Pirates are attracted by Somalia's lawlessness and its strategic location. The Gulf
of Aden is one of the world's busiest waterways, with 20,000 merchant ships passing
through yearly on their way to and from the Suez Canal. Countless fishing boats
drop anchor in search of tuna, snapper and barracuda, which are plentiful in Somali
waters.




Somalian Pirates

It’s all part of a self-help job re-training
program that has put thousands of people to work. 




The Good Life



"Years ago, our life depended on fishing, but now we have a lot of money. We have
luxury cars, beautiful houses and everything we want in our coastal village," said
Salah Haji Bahdon, who identified himself as a pirate in a phone interview with
The Associated Press from the community of Eyl. The region is where many hijacked
ships are anchored while pirates negotiate ransoms.



Bahdon added, "It is like a small paradise where people are oblivious of the problems
going on in the other corners of Somalia."

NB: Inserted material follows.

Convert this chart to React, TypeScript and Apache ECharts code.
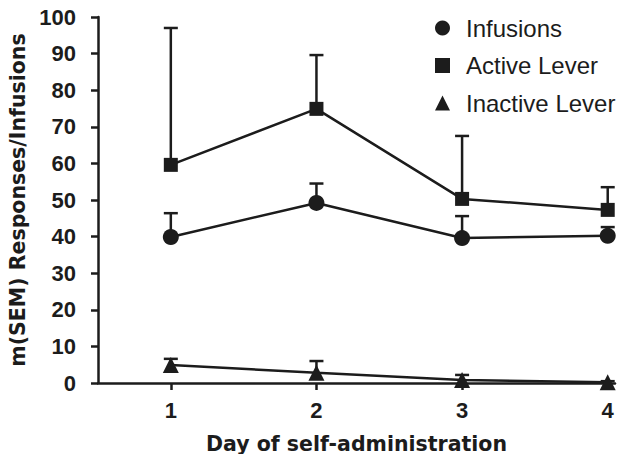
import React, { useEffect, useRef } from "react";
import * as echarts from "echarts";

const days = [1, 2, 3, 4];
const seriesNames = ["Infusions", "Active Lever", "Inactive Lever"];
const infusions = [39.9, 49.2, 39.6, 40.2];
const infusionsSem = [6.5, 5.3, 6.0, 2.4];
const activeLever = [59.6, 74.9, 50.3, 47.3];
const activeLeverSem = [37.4, 14.7, 17.2, 6.2];
const inactiveLever = [4.9, 2.8, 0.8, 0.2];
const inactiveLeverSem = [1.7, 3.2, 1.4, 0.3];

const INK = "#1c1c1c";
const FONT = "'Liberation Sans', Arial, sans-serif";
const NAME_FONT = "'DejaVu Sans', sans-serif";

function errorSeries(values: number[], sem: number[]) {
  return {
    type: "custom",
    silent: true,
    z: 1,
    data: days.map((d, i) => [d, values[i], values[i] + sem[i]]),
    renderItem: (params: any, api: any) => {
      const base = api.coord([api.value(0), api.value(1)]);
      const top = api.coord([api.value(0), api.value(2)]);
      const half = 7;
      return {
        type: "group",
        children: [
          {
            type: "line",
            shape: { x1: base[0], y1: base[1], x2: top[0], y2: top[1] },
            style: { stroke: INK, lineWidth: 2.5 },
          },
          {
            type: "line",
            shape: { x1: top[0] - half, y1: top[1], x2: top[0] + half, y2: top[1] },
            style: { stroke: INK, lineWidth: 2.5 },
          },
        ],
      };
    },
  };
}

function lineSeries(name: string, values: number[], symbol: string, size: number) {
  return {
    name,
    type: "line",
    z: 3,
    data: days.map((d, i) => [d, values[i]]),
    symbol,
    symbolSize: size,
    showAllSymbol: true,
    lineStyle: { color: INK, width: 2.5 },
    itemStyle: { color: INK },
  };
}

export default function App() {
  const ref = useRef<HTMLDivElement>(null);
  useEffect(() => {
    if (!ref.current) return;
    const chart = echarts.init(ref.current, null, { renderer: "svg" });
    const nameText = { fontFamily: NAME_FONT, fontWeight: "bold", color: INK };
    chart.setOption({
      animation: false,
      backgroundColor: "#ffffff",
      textStyle: { fontFamily: FONT },
      grid: {
        left: 98,
        right: 14,
        top: 17,
        bottom: 79,
        containLabel: false,
        outerBoundsMode: "none",
      },
      legend: {
        orient: "vertical",
        left: 430,
        top: 11,
        itemWidth: 15,
        itemHeight: 15,
        itemGap: 13.5,
        textStyle: {
          fontFamily: FONT,
          fontSize: 24,
          color: INK,
          padding: [0, 0, 0, 11],
        },
        data: [
          { name: seriesNames[0], icon: "circle" },
          { name: seriesNames[1], icon: "rect" },
          { name: seriesNames[2], icon: "triangle" },
        ],
      },
      xAxis: {
        type: "value",
        min: 0.5,
        max: 4.05,
        name: "Day of self-administration",
        nameLocation: "middle",
        nameGap: 50,
        nameTextStyle: { ...nameText, fontSize: 20.5 },
        axisLine: { onZero: false, lineStyle: { color: INK, width: 2.5 } },
        axisTick: { show: true, customValues: days, length: 7, lineStyle: { color: INK, width: 2.5 } },
        axisLabel: {
          customValues: days,
          margin: 16,
          fontFamily: FONT,
          fontWeight: "bold",
          fontSize: 22,
          color: INK,
        },
        splitLine: { show: false },
      },
      yAxis: {
        type: "value",
        min: 0,
        max: 100,
        interval: 10,
        name: "m(SEM) Responses/Infusions",
        nameLocation: "middle",
        nameGap: 66,
        nameTextStyle: { ...nameText, fontSize: 20.5 },
        axisLine: { show: true, lineStyle: { color: INK, width: 2.5 } },
        axisTick: { show: true, length: 7, lineStyle: { color: INK, width: 2.5 } },
        axisLabel: {
          margin: 22,
          fontFamily: FONT,
          fontWeight: "bold",
          fontSize: 22,
          color: INK,
        },
        splitLine: { show: false },
      },
      series: [
        errorSeries(infusions, infusionsSem),
        errorSeries(activeLever, activeLeverSem),
        errorSeries(inactiveLever, inactiveLeverSem),
        lineSeries(seriesNames[0], infusions, "circle", 16),
        lineSeries(seriesNames[1], activeLever, "rect", 14),
        lineSeries(seriesNames[2], inactiveLever, "triangle", 16),
      ],
    });
    return () => chart.dispose();
  }, []);
  return <div ref={ref} style={{ width: 629, height: 462, margin: -8 }} />;
}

Piracy Reviving Local Economy



In 2008, pirates seized 42 vessels off the country's 1,900-mile coastline, the longest
in Africa.



Since January, pirates have staged 66 attacks, and they are still holding 14 ships
and 260 crew members as hostages, according to the International Maritime Bureau,
a watchdog group based in Kuala Lumpur.


A Needed Stimulus Package



Foreign governments have condemned the seafaring robbers, but Somalis say they are
grateful for the growth pirates bring to port towns. Piracy has improved the economy
somewhat around Eyl, in the northern Puntland region. Commerce has increased because
the pirates bring cash to spend. The pirates have promised to build new schools
and better roads, but they have yet to deliver on those projects.

 



Somalian Pirates

Abdul Hassan lives in Hobyo, Somalia, a pirates
nest. He leads a pirate group that attacked 30 ships last year and grossed $10 million
in ransom.


They Will Soon Join the Rotary



The AP called villagers in Eyl who had provided reliable information in the past,
and they independently verified that Bahdon and two other men were pirates. The
villagers also put an AP reporter in touch with the men. One of the men insisted
his pirate gang was not merely a band of ruffians, but a well-organized, business-minded
group that also had philanthropic concerns.



"We have leaders, investors, young people who go to the sea for hunting ships and
also negotiators in many areas," said the man, who identified himself only as Madobe
and said he was in his 20s.


Money Gets Spread Around



He said pirates also have "very reliable support from the people on the ground."
And, he added, the pirates give a share of their ransom money to local elders, militia
commanders and politicians to curb any threats.



Last year, pirates made off with up to $80 million in ransom money, said Roger Middleton,
a piracy expert at the London-based think-tank Chatham House. Those hauls included
payment for a Saudi oil tanker and a Ukrainian ship loaded with military tanks,
both of which were later released.



Somalian Pirates

With so much cash around, the local economy
has been booming and inflation has set in with some goods costing twice as much
as before. 




Hostages Equal Cash


Pirates typically wear fatigues and operate from speedboats equipped with satellite
phones and GPS equipment. They are often armed with automatic weapons, anti-tank
rockets and various types of grenades. But the heavy armaments have not spared them
from failure.



One attempted attack last year fell short when the pirates' ladder was not long
enough to scale the side of a frigate they were trying to board. In March, pirates
mistook a German military supply ship for a commercial ship and launched an attack.
They were chased down and seven pirates were captured by international forces.




Somalian Pirates

Stay-at-home moms in Bitali, Somalia who rely
on Red Cross bags of corn, each of which is supposed to last two families six months.




There are several known pirate groups in Somalia. One is based in the southern port
town of Kismayo, which is controlled by Islamic insurgents. Another prominent group
is based in the northern Puntland region, and their ties to the insurgency are thought
to be tenuous. Middleton said the main relationship between pirates and the insurgency
is financial, and they see their hostages as only one thing: a source of cash.